The same pattern may be unfolding here. Modern manufacturing — precision machining and 3D printing — can now create surfaces at scales that were simply impossible in Tani's time. What looked like the wrong approach in 1940 may actually work today, now that we can make it.
Real-World Applications
A 43.6 percent drag reduction on aircraft would mean significantly less fuel burned per flight. For airlines flying millions of miles annually, that saving compounds quickly. Beyond aviation, the same principle might improve high-speed trains, racing bicycles, and swimming — anywhere drag matters to efficiency or speed.
But moving from laboratory to the real world creates practical headaches. Aircraft surfaces get dirty, scraped, and weathered. Do these microscopic bumps survive that wear? How do you manufacture them consistently across enormous aircraft surfaces? How do regulators certify that a rougher surface is actually safe and effective?
Those are not small questions. Current aircraft certification assumes smooth surfaces are best. Changing that assumption requires new testing, new standards, and new manufacturing processes — all of which cost money and time.
The Bigger Picture
This research nudges at a broader question worth considering: what other engineering principles might we have gotten wrong simply because we lacked the manufacturing precision to test them. For eighty years, the smooth-surface assumption seemed locked in place. But that was partly because we could not build the alternative well enough to try it.

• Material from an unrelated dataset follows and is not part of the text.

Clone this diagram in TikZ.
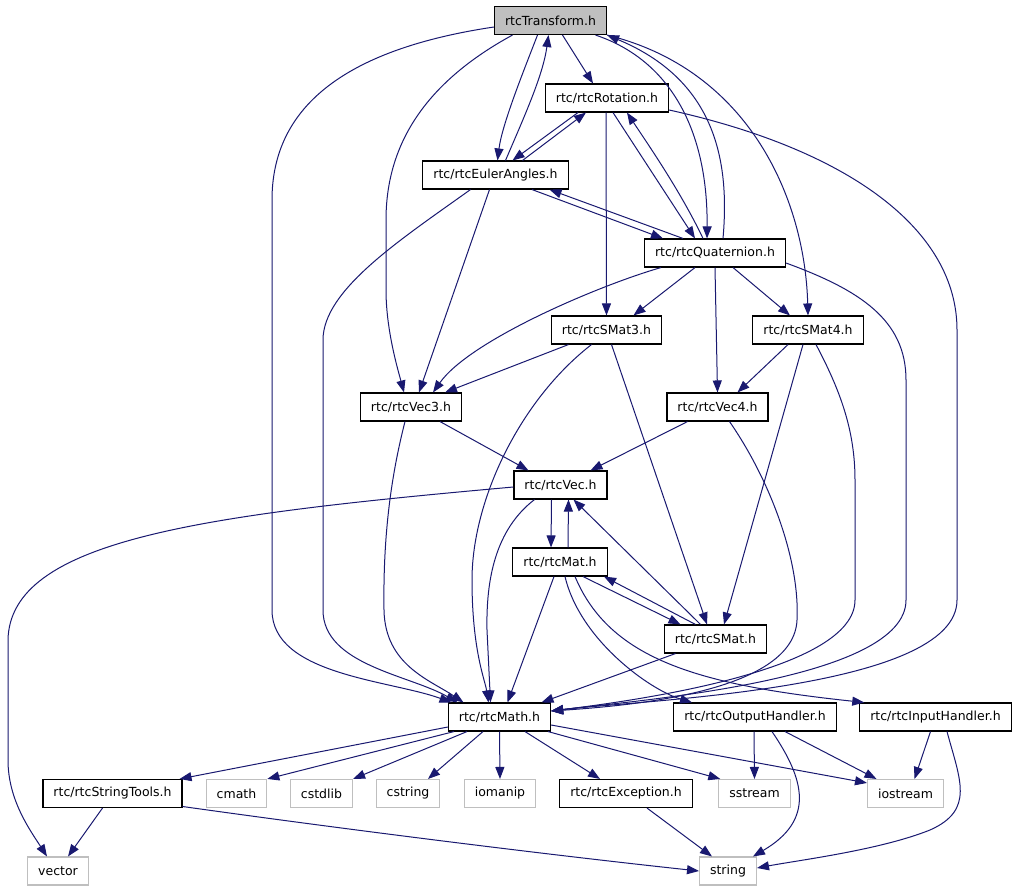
\documentclass[tikz,border=0pt]{standalone}
\usepackage{fontspec}
\setmainfont{DejaVu Sans}
\usetikzlibrary{arrows.meta}
\definecolor{edgeblue}{HTML}{191970}
\definecolor{sysgray}{HTML}{BFBFBF}
\tikzset{
	every node/.append style={
		minimum height=28pt,
	},
	header/.append style={
		draw=black,
		line width=1.1pt,
		fill=white,
		inner xsep=10.5pt,
		inner ysep=0pt,
		font={\fontsize{12.5}{14}\selectfont},
	},
	sysheader/.append style={
		header,
		draw=sysgray,
	},
	mainheader/.append style={
		header,
		fill=sysgray,
	},
	incl/.append style={
		draw=edgeblue,
		line width=1pt,
		-{Triangle[length=12pt,width=9pt]},
	},
}
\begin{document}
\begin{tikzpicture}[x=1pt,y=-1pt]
		\fill[white] (0,0) rectangle (1017,891);
		\node(transform)[mainheader] at (550.5,20.5) {rtcTransform.h};
		\node(rotation)[header] at (607,98) {rtc/rtcRotation.h};
		\node(euler)[header] at (495.5,175) {rtc/rtcEulerAngles.h};
		\node(quat)[header] at (715,253) {rtc/rtcQuaternion.h};
		\node(smat3)[header] at (606.5,330) {rtc/rtcSMat3.h};
		\node(smat4)[header] at (808,330) {rtc/rtcSMat4.h};
		\node(vec3)[header] at (411,407) {rtc/rtcVec3.h};
		\node(vec4)[header] at (717.5,407) {rtc/rtcVec4.h};
		\node(vec)[header] at (560.5,485) {rtc/rtcVec.h};
		\node(mat)[header] at (560,562) {rtc/rtcMat.h};
		\node(smat)[header] at (715.5,639) {rtc/rtcSMat.h};
		\node(math)[header] at (499.5,717) {rtc/rtcMath.h};
		\node(outh)[header] at (755,717) {rtc/rtcOutputHandler.h};
		\node(inh)[header] at (935.5,717) {rtc/rtcInputHandler.h};
		
		\node(strtools)[header] at (112.5,793.5) {rtc/rtcStringTools.h};
		\node(cmath)[sysheader] at (236.5,793.5) {cmath};
		\node(cstdlib)[sysheader] at (321.5,793.5) {cstdlib};
		\node(cstring)[sysheader] at (408,793.5) {cstring};
		\node(iomanip)[sysheader] at (500,793.5) {iomanip};
		\node(except)[header] at (626,793.5) {rtc/rtcException.h};
		\node(sstream)[sysheader] at (754.5,793.5) {sstream};
		\node(iostream)[sysheader] at (905.5,793.5) {iostream};
		\node(vector)[sysheader] at (58,871) {vector};
		\node(string)[sysheader] at (728,871) {string};
		
		% rtcTransform.h
		\draw[incl] ([yshift=-6.5pt]transform.west) .. controls (340,50) and (272,110) .. (272,200) -- (272,610) .. controls (272,675) and (390,680) .. ([xshift=-48pt]math.north);
		\draw[incl] ([xshift=-38pt]transform.south) .. controls (430,80) and (386,140) .. (386,220) -- (386,290) .. controls (386,330) and (398,370) .. ([xshift=-7pt]vec3.north);
		\draw[incl] ([xshift=-13pt]transform.south) .. controls (522,75) and (502,125) .. ([xshift=2pt]euler.north);
		\draw[incl] ([xshift=10pt]euler.north) .. controls (525,115) and (543,75) .. ([xshift=-2pt]transform.south);
		\draw[incl] ([xshift=12pt]transform.south) -- ([xshift=-14pt]rotation.north);
		\draw[incl] ([xshift=45pt]transform.south) .. controls (670,60) and (708,130) .. ([xshift=-8pt]quat.north);
		\draw[incl] ([xshift=8pt]quat.north) .. controls (730,160) and (715,80) .. (transform.south east);
		\draw[incl] (transform.south east) .. controls (750,70) and (805,200) .. (smat4.north);
		
		% rtcRotation.h
		\draw[incl] ([xshift=-29pt]rotation.south) -- ([xshift=17pt]euler.north);
		\draw[incl] ([xshift=27pt]euler.north) -- ([xshift=-21pt]rotation.south);
		\draw[incl] ([xshift=6pt]rotation.south) -- ([xshift=-20pt]quat.north);
		\draw[incl] ([xshift=-12pt]quat.north) .. controls (680,190) and (645,140) .. ([xshift=20pt]rotation.south);
		\draw[incl] ([xshift=-1pt]rotation.south) -- (smat3.north);
		\draw[incl] ([yshift=-12pt]rotation.east) .. controls (850,150) and (957,230) .. (957,330) -- (957,600) .. controls (957,690) and (640,700) .. ([yshift=6pt]math.east);
		
		% rtcEulerAngles.h
		\draw[incl] ([xshift=36.5pt]euler.south) -- ([xshift=-52pt]quat.north);
		\draw[incl] ([xshift=-32pt]quat.north) -- ([xshift=54pt]euler.south);
		\draw[incl] ([xshift=-6pt]euler.south) -- ([xshift=8pt]vec3.north);
		\draw[incl] ([xshift=-25pt]euler.south) .. controls (400,240) and (323,290) .. (323,340) -- (323,610) .. controls (323,665) and (410,675) .. ([xshift=-42pt]math.north);
		
		% rtcQuaternion.h
		\draw[incl] ([xshift=-54pt]quat.south) .. controls (600,285) and (470,340) .. ([xshift=22pt]vec3.north);
		\draw[incl] ([xshift=-20pt]quat.south) -- ([xshift=27pt]smat3.north);
		\draw[incl] (quat.south) -- (vec4.north);
		\draw[incl] ([xshift=18pt]quat.south) -- ([xshift=-18pt]smat4.north);
		\draw[incl] ([yshift=-10pt]quat.east) .. controls (860,290) and (906,320) .. (906,380) -- (906,600) .. controls (906,680) and (640,700) .. ([yshift=6pt]math.east);
		
		% rtcSMat3.h, rtcSMat4.h
		\draw[incl] ([xshift=-38pt]smat3.south) -- ([xshift=34pt]vec3.north);
		\draw[incl] ([xshift=-15pt]smat3.south) .. controls (520,400) and (472,500) .. (472,580) .. controls (472,650) and (485,680) .. ([xshift=-11pt]math.north);
		\draw[incl] ([xshift=5pt]smat3.south) -- ([xshift=-8.5pt]smat.north);
		\draw[incl] ([xshift=-20pt]smat4.south) -- ([xshift=20pt]vec4.north);
		\draw[incl] ([xshift=-5pt]smat4.south) -- ([xshift=8.5pt]smat.north);
		\draw[incl] ([xshift=8pt]smat4.south) .. controls (840,390) and (855,430) .. (855,480) -- (855,600) .. controls (855,670) and (640,700) .. ([yshift=6pt]math.east);
		
		% rtcVec3.h, rtcVec4.h
		\draw[incl] ([xshift=29pt]vec3.south) -- ([xshift=-32pt]vec.north);
		\draw[incl] ([xshift=-6pt]vec3.south) .. controls (390,480) and (383,540) .. (384,610) .. controls (385,665) and (430,680) .. ([xshift=-36pt]math.north);
		\draw[incl] ([xshift=-30pt]vec4.south) -- ([xshift=30pt]vec.north);
		\draw[incl] ([xshift=12pt]vec4.south) .. controls (770,480) and (800,560) .. (797,620) .. controls (794,690) and (640,705) .. ([yshift=6pt]math.east);
		
		% rtcVec.h
		\draw[incl] ([yshift=-2pt]vec.west) .. controls (200,515) and (10,540) .. (8,640) -- (8,760) .. controls (8,800) and (30,830) .. ([xshift=-11pt]vector.north);
		\draw[incl] ([xshift=-9pt]vec.south) -- ([xshift=-9pt]mat.north);
		\draw[incl] ([xshift=8pt]mat.north) -- ([xshift=8pt]vec.south);
		\draw[incl] ([xshift=-26pt]vec.south) .. controls (495,530) and (486,580) .. (487,630) -- ([xshift=-9pt]math.north);
		\draw[incl] ([xshift=-15pt]smat.north) -- ([xshift=13pt]vec.south);
		
		% rtcMat.h, rtcSMat.h
		\draw[incl] ([xshift=23pt]mat.south) -- ([xshift=-35pt]smat.north);
		\draw[incl] ([xshift=-20pt]smat.north) -- ([xshift=44pt]mat.south);
		\draw[incl] ([xshift=-6pt]mat.south) -- ([xshift=8pt]math.north);
		\draw[incl] ([xshift=5pt]mat.south) .. controls (580,640) and (650,690) .. ([xshift=-63pt]outh.north);
		\draw[incl] ([xshift=15pt]mat.south) .. controls (610,660) and (700,685) .. ([xshift=5pt]inh.north west);
		\draw[incl] ([xshift=-40pt]smat.south) -- ([xshift=42pt]math.north);
		
		% rtcMath.h
		\draw[incl] ([yshift=-10pt]math.west) -- ([xshift=-3pt]strtools.north east);
		\draw[incl] ([xshift=-45.5pt]math.south) -- (cmath.north east);
		\draw[incl] ([xshift=-32.5pt]math.south) -- (cstdlib.north east);
		\draw[incl] ([xshift=-16.5pt]math.south) -- ([xshift=20pt]cstring.north);
		\draw[incl] (math.south) -- (iomanip.north);
		\draw[incl] ([xshift=25.5pt]math.south) -- ([xshift=-26pt]except.north);
		\draw[incl] ([xshift=48.5pt]math.south) -- ([xshift=2pt]sstream.north west);
		\draw[incl] ([yshift=-8pt]math.east) -- ([yshift=-4pt]iostream.north west);
		
		% handlers, tools
		\draw[incl] ([xshift=-1pt]outh.south) -- (sstream.north);
		\draw[incl] ([xshift=17pt]outh.south) .. controls (805,780) and (815,820) .. ([xshift=-4pt]string.north east);
		\draw[incl] ([xshift=30pt]outh.south) -- ([xshift=-29pt]iostream.north);
		\draw[incl] ([xshift=-5pt]inh.south) -- ([xshift=9pt]iostream.north);
		\draw[incl] ([xshift=11.5pt]inh.south) .. controls (960,780) and (975,810) .. (930,830) .. controls (880,850) and (800,860) .. ([yshift=3pt]string.east);
		\draw[incl] ([xshift=-10pt]strtools.south) -- ([xshift=10pt]vector.north);
		\draw[incl] ([yshift=-13pt]strtools.east) .. controls (350,830) and (550,855) .. (string.west);
		\draw[incl] ([xshift=21pt]except.south) -- ([xshift=-16pt]string.north);
		\end{tikzpicture}
\end{document}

The gap between Tani's 1940 findings and today's results suggests that technology and manufacturing limits, more than pure physics, may have shaped which design approaches were even possible to explore. As those limits dissolve, old rules may need rewriting.
If micro-roughness surfaces work at scale, the implications could be large. Aircraft fuel consumption is a major cost for airlines and a contributor to aviation emissions. A 40 percent reduction in drag would pay for itself quickly and might shift how we design transportation systems. But the path from a successful laboratory test to airplanes actually flying with these surfaces is long, and there are real hurdles to clear first.